Ed è qui, più che sulle improbabili esibizioni muscolari davanti a Merkel & Junker, che si parrà la nobilitate di Renzi su un tema sempre più sentito dall’opinione pubblica. All’inaugurazione dell’anno giudiziario, il premier non c’era. Peccato: avrebbe ascoltato il presidente Canzio spiegare perché il reato di clandestinità – che Renzi aveva promesso di abolire, invece ha deciso di conservare a furor di popolo – “è dannoso e inutile”, mentre “la sua sostituzione con un illecito amministrativo fino al più rigoroso provvedimento di espulsione darebbe risultati concreti”. Nel 2015 gli immigrati irregolari senza diritto all’asilo raggiunti da provvedimenti di espulsione sono stati 34.107, ma i rimpatriati riportati forzatamente a casa appena 3.688. E gli altri? 18.128 sono rimasti in Italia col foglio di via in tasca, nei Cie o a zonzo. I restanti sono dispersi, spesso neppure identificati, visto che siamo in ritardo nel creare gli hotspot, nella speranza che senza registrazione se ne vadano altrove. Mancano i soldi per i charter di rimpatrio, o mancano gli accordi di riammissione con molti paesi, o i processi per immigrazione clandestina bloccano tutto fino alla sentenza definitiva (che, se e quando arriva, riguarda imputati ormai irreperibili da anni). Qui l’Europa non c’entra nulla: è tutta colpa nostra. Idem per i decreti svuotacarceri denunciati ieri sul Fatto da Marcello Maddalena. Gli ultimi quattro governi ne hanno varato uno per ciascuno: B. l’Alfano del 2010, Monti il Severino del 2012, Letta il Cancellieri del 2013, Renzi l’Orlando del 2014. Risultato: fino a 4 (e talvolta a 5) anni, la pena non si sconta in carcere, ma ai servizi sociali. Cioè fuori.

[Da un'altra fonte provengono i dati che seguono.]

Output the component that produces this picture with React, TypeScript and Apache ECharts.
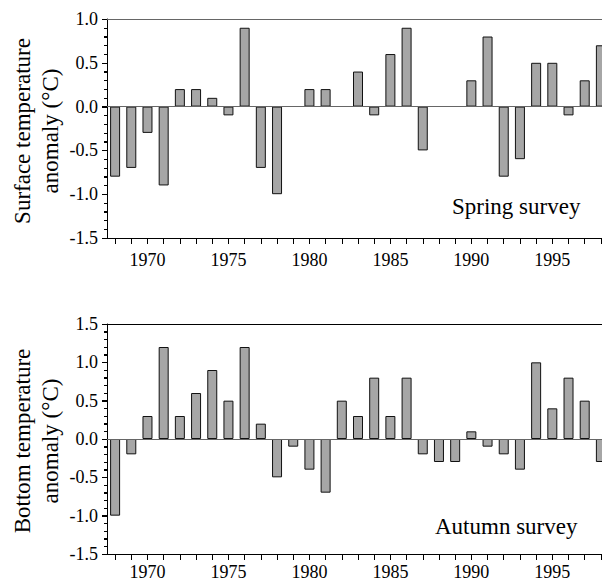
import React, { useEffect, useRef } from "react";
import * as echarts from "echarts";

const years = [
  "1968", "1969", "1970", "1971", "1972", "1973", "1974", "1975", "1976", "1977",
  "1978", "1979", "1980", "1981", "1982", "1983", "1984", "1985", "1986", "1987",
  "1988", "1989", "1990", "1991", "1992", "1993", "1994", "1995", "1996", "1997", "1998",
];

const springSurface = [
  -0.8, -0.7, -0.3, -0.9, 0.2, 0.2, 0.1, -0.1, 0.9, -0.7,
  -1.0, null, 0.2, 0.2, null, 0.4, -0.1, 0.6, 0.9, -0.5,
  null, null, 0.3, 0.8, -0.8, -0.6, 0.5, 0.5, -0.1, 0.3, 0.7,
];

const autumnBottom = [
  -1.0, -0.2, 0.3, 1.2, 0.3, 0.6, 0.9, 0.5, 1.2, 0.2,
  -0.5, -0.1, -0.4, -0.7, 0.5, 0.3, 0.8, 0.3, 0.8, -0.2,
  -0.3, -0.3, 0.1, -0.1, -0.2, -0.4, 1.0, 0.4, 0.8, 0.5, -0.3,
];

// y-axis tick positions (major every 0.5, minor every 0.1)
const topTicks = [
  -1.5, -1.4, -1.3, -1.2, -1.1, -1.0, -0.9, -0.8, -0.7, -0.6, -0.5, -0.4, -0.3,
  -0.2, -0.1, 0.0, 0.1, 0.2, 0.3, 0.4, 0.5, 0.6, 0.7, 0.8, 0.9, 1.0,
];
const bottomTicks = [
  -1.5, -1.4, -1.3, -1.2, -1.1, -1.0, -0.9, -0.8, -0.7, -0.6, -0.5, -0.4, -0.3,
  -0.2, -0.1, 0.0, 0.1, 0.2, 0.3, 0.4, 0.5, 0.6, 0.7, 0.8, 0.9, 1.0, 1.1, 1.2,
  1.3, 1.4, 1.5,
];

const topTitle = "Surface temperature\nanomaly (°C)";
const bottomTitle = "Bottom temperature\nanomaly (°C)";
const topNote = "Spring survey";
const bottomNote = "Autumn survey";

const FONT = "Liberation Serif";

type PanelProps = {
  values: (number | null)[];
  ticks: number[];
  yMax: number;
  gridTop: number;
  gridHeight: number;
  labelMargin: number;
  topLineColor: string;
  title: string;
  titleY: number;
  note: string;
  noteX: number;
  noteY: number;
  top: number;
  height: number;
};

function makeOption(p: PanelProps) {
  return {
    animation: false,
    grid: { left: 107, top: p.gridTop, width: 502, height: p.gridHeight },
    xAxis: [
      {
        type: "category",
        data: years,
        boundaryGap: true,
        axisLine: { show: true, onZero: false, lineStyle: { color: "#000", width: 1 } },
        axisTick: { show: true, alignWithLabel: true, interval: 0, length: 6, lineStyle: { color: "#000", width: 1 } },
        axisLabel: {
          interval: 0,
          formatter: (v: string) => (Number(v) % 5 === 0 ? v : ""),
          fontFamily: FONT,
          fontSize: 18,
          color: "#000",
          margin: p.labelMargin,
        },
        splitLine: { show: false },
      },
      {
        type: "category",
        data: years,
        position: "top",
        axisLine: { show: true, onZero: false, lineStyle: { color: p.topLineColor, width: 1 } },
        axisTick: { show: false },
        axisLabel: { show: false },
        splitLine: { show: false },
      },
    ],
    yAxis: {
      type: "value",
      min: -1.5,
      max: p.yMax,
      interval: 0.5,
      axisLine: { show: true, lineStyle: { color: "#000", width: 1 } },
      axisTick: { show: true, length: 5, lineStyle: { color: "#000", width: 1 } },
      minorTick: { show: true, splitNumber: 5, length: 3, lineStyle: { color: "#000", width: 1 } },
      axisLabel: {
        fontFamily: FONT,
        fontSize: 18,
        color: "#000",
        margin: 9,
        formatter: (v: number) => v.toFixed(1),
      },
      splitLine: { show: false },
    },
    series: [
      {
        type: "bar",
        data: p.values,
        barWidth: 10,
        itemStyle: { color: "#a6a6a6", borderColor: "#111", borderWidth: 1 },
        markLine: {
          silent: true,
          symbol: "none",
          label: { show: false },
          lineStyle: { color: "#666", width: 1, type: "solid" },
          data: [{ yAxis: 0 }],
        },
      },
      {
        type: "custom",
        silent: true,
        clip: false,
        z: 5,
        data: p.ticks.map((v) => [0, v]),
        encode: { x: 0, y: 1 },
        renderItem: (params: any, api: any) => {
          const v = api.value(1) as number;
          const pt = api.coord([0, v]);
          const left = params.coordSys.x;
          const major = Math.abs(v * 2 - Math.round(v * 2)) < 1e-6;
          const len = major ? 5 : 3;
          const y = Math.round(pt[1]) + 0.5;
          return {
            type: "line",
            shape: { x1: left - len, y1: y, x2: left, y2: y },
            style: { stroke: "#000", lineWidth: 1 },
          };
        },
      },
    ],
    graphic: [
      {
        type: "text",
        x: 36.5,
        y: p.titleY,
        rotation: Math.PI / 2,
        style: {
          text: p.title,
          fontFamily: FONT,
          fontSize: 23,
          lineHeight: 28,
          fill: "#000",
          align: "center",
          verticalAlign: "middle",
        },
      },
      {
        type: "text",
        x: p.noteX,
        y: p.noteY,
        style: {
          text: p.note,
          fontFamily: FONT,
          fontSize: 23,
          fill: "#000",
          align: "left",
          verticalAlign: "middle",
        },
      },
    ],
  };
}

function Panel(p: PanelProps) {
  const ref = useRef<HTMLDivElement>(null);
  useEffect(() => {
    if (!ref.current) return;
    const chart = echarts.init(ref.current, undefined, { renderer: "svg" });
    chart.setOption(makeOption(p));
    return () => chart.dispose();
  }, []);
  return (
    <div
      ref={ref}
      style={{ position: "absolute", left: 0, top: p.top, width: 620, height: p.height, background: "#fff" }}
    />
  );
}

export default function App() {
  useEffect(() => {
    document.documentElement.style.overflow = "hidden";
    document.body.style.overflow = "hidden";
  }, []);
  return (
    <>
      <Panel
        values={springSurface}
        ticks={topTicks}
        yMax={1.0}
        gridTop={19}
        gridHeight={219}
        labelMargin={13}
        topLineColor="#666"
        title={topTitle}
        titleY={131}
        note={topNote}
        noteX={452}
        noteY={206}
        top={0}
        height={292}
      />
      <Panel
        values={autumnBottom}
        ticks={bottomTicks}
        yMax={1.5}
        gridTop={32}
        gridHeight={230}
        labelMargin={9}
        topLineColor="#000"
        title={bottomTitle}
        titleY={149}
        note={bottomNote}
        noteX={435}
        noteY={234}
        top={292}
        height={292}
      />
    </>
  );
}
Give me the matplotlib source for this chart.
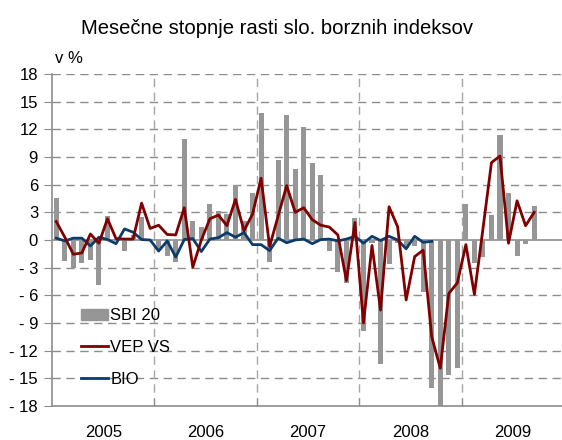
import numpy as np
import matplotlib
matplotlib.use("Agg")
import matplotlib.pyplot as plt
from matplotlib.patches import Patch
from matplotlib.lines import Line2D

plt.rcParams['font.family'] = ['Liberation Sans', 'DejaVu Sans']

YEARS = ["2005", "2006", "2007", "2008", "2009"]

# monthly growth rates in %, Jan 2005 onwards
sbi20 = [4.6, -2.3, -3.0, -2.5, -2.2, -4.9, 2.6, 0.1, -1.2, 0.5, 2.5, 0.1,
         -1.1, -1.7, -2.4, 10.9, 2.1, 1.45, 3.9, 3.1, 2.8, 6.0, 2.1, 5.1,
         13.8, -2.4, 8.7, 13.6, 7.7, 12.3, 8.4, 7.0, -1.2, -3.5, -4.7, 2.35,
         -9.9, -0.3, -13.4, -2.6, -0.35, -0.9, -0.6, -5.65, -16.0, -18.1, -14.6, -13.9,
         3.85, -2.5, -1.85, 2.75, 11.4, 5.1, -1.7, -0.45, 3.7]

vep_vs = [2.0, 0.3, -1.55, -1.4, 0.65, -0.35, 2.3, 0.15, 0.1, 0.1, 4.0, 1.25,
          1.6, 0.6, 0.55, 3.5, -2.95, 0.0, 2.3, 2.7, 1.55, 4.4, 1.0, 2.8,
          6.7, -0.7, 2.6, 5.9, 3.0, 3.5, 2.2, 1.6, 1.4, 0.55, -4.4, 1.9,
          -9.0, -0.6, -7.6, 3.6, 1.45, -6.5, -1.8, -1.1, -10.5, -13.9, -5.8, -4.65,
          -0.5, -5.9, 1.2, 8.4, 9.1, -0.35, 4.25, 1.55, 3.0]

bio = [0.2, -0.1, 0.2, 0.2, -0.65, 0.3, 0.05, -0.4, 1.2, 0.85, 0.05, 0.0,
       -1.2, -0.1, -1.85, 0.05, 0.15, -1.25, 0.1, 0.25, 0.8, 0.3, 0.8, -0.5,
       -0.5, -1.15, 0.2, -0.3, 0.0, 0.1, -0.4, 0.05, 0.1, -0.1, 0.1, 0.4,
       -0.35, 0.4, -0.05, 0.4, 0.0, -0.95, 0.4, -0.25, -0.15]

Y_TICKS = [18, 15, 12, 9, 6, 3, 0, -3, -6, -9, -12, -15, -18]
Y_LABELS = ["18", "15", "12", "9", "6", "3", "0", "- 3", "- 6", "- 9", "- 12", "- 15", "- 18"]

GREY_BAR = "#969696"
RED = "#800000"
BLUE = "#0b3c6b"
GRID = "#8c8c8c"

fig = plt.figure(figsize=(5.62, 4.40), dpi=100)
ax = fig.add_axes([52 / 562, 34 / 440, 512 / 562, 332 / 440])

x_bar = np.arange(len(sbi20))
ax.bar(x_bar, sbi20, width=0.6, color=GREY_BAR, zorder=2)
ax.plot(np.arange(len(vep_vs)), vep_vs, color=RED, lw=2.0, zorder=4)
ax.plot(np.arange(len(bio)), bio, color=BLUE, lw=2.0, zorder=3)

ax.set_xlim(-0.5, 59.5)
ax.set_ylim(-18, 18)

# grid: dashed horizontals, dashed year separators, solid zero line
for y in Y_TICKS:
    if y in (0, -18):
        continue
    ax.axhline(y, color=GRID, lw=1.0, ls=(0, (6, 4)), zorder=1)
for b in [11.5, 23.5, 35.5, 47.5]:
    ax.axvline(b, color="#a6a6a6", lw=1.0, ls=(0, (6, 4)), zorder=1)
ax.axhline(0, color="#8c8c8c", lw=1.2, zorder=1.5)

ax.set_yticks(Y_TICKS)
ax.set_yticklabels(Y_LABELS, fontsize=12)
ax.tick_params(axis='y', length=6, color=GRID, pad=4)

ax.set_xticks([11.5, 23.5, 35.5, 47.5])
ax.set_xticklabels([])
ax.tick_params(axis='x', which='major', direction='in', length=6, color=GRID)
ax.set_xticks([5.5, 17.5, 29.5, 41.5, 53.5], minor=True)
ax.set_xticklabels(YEARS, minor=True, fontsize=12)
ax.tick_params(axis='x', which='minor', length=0, pad=14)

for side in ("top", "right"):
    ax.spines[side].set_visible(False)
for side in ("left", "bottom"):
    ax.spines[side].set_color(GRID)
    ax.spines[side].set_linewidth(1.2)

handles = [Patch(color=GREY_BAR), Line2D([], [], color=RED, lw=2.0), Line2D([], [], color=BLUE, lw=2.0)]
ax.legend(handles, ["SBI 20", "VEP VS", "BIO"], loc="upper left", bbox_to_anchor=(0.057, 0.294),
          frameon=False, fontsize=12, handlelength=1.6, handleheight=0.7, handletextpad=0.15,
          labelspacing=1.0, borderaxespad=0, borderpad=0)

fig.text(0.493, 0.936, "Mesečne stopnje rasti slo. borznih indeksov", ha="center", va="center", fontsize=14.6)
ax.text(0.006, 1.025, "v %", transform=ax.transAxes, ha="left", va="bottom", fontsize=12)

fig.savefig("out.png", dpi=100)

Come se ciò non bastasse, è stata spuntata l’arma della custodia cautelare in carcere, utilissima per evitare che il sospetto se la svigni, o inquini le prove o intimidisca i testimoni o continui a delinquere in attesa della sentenza definitiva. Con la riforma Orlando, è divenuta una misura cautelare eccezionale, mentre quella ordinaria sono gli arresti domiciliari. Per tener dentro qualcuno prima del processo, bisogna dimostrare che i pericoli di fuga, inquinamento delle prove e ripetizione del reato sono “concreti e attuali”: cioè prenderlo con l’arma in pugno, o con le mani al collo del teste, o col biglietto aereo in tasca e la valigia in mano. Sennò il tizio se ne resta a casa, da dove può inquinare le prove (al telefono), commettere delitti (tipo spaccio o violenze e molestie in famiglia) ed evadere (impossibile controllarli tutti). Gl’immigrati irregolari, poi, sono quasi tutti senza fissa dimora: quindi, se commettono reati, niente manette né domiciliari. Liberi di delinquere dove e quanto gli pare. Un esempio su tutti: gli spacciatori. Sotto una certa dose, che poi è quella media dei pusher, è letteralmente impossibile arrestarli. O meglio: per legge, le forze dell’ordine sono obbligate a fermarli e i giudici a scarcerarli l’indomani. Che aspetta Renzi a sbaraccare queste assurdità e a riportare un po’ di rigore e serietà nel sistema penale? Alla fine, a furia di garantismo all’italiana, vincono i razzisti con la forca e il forcone.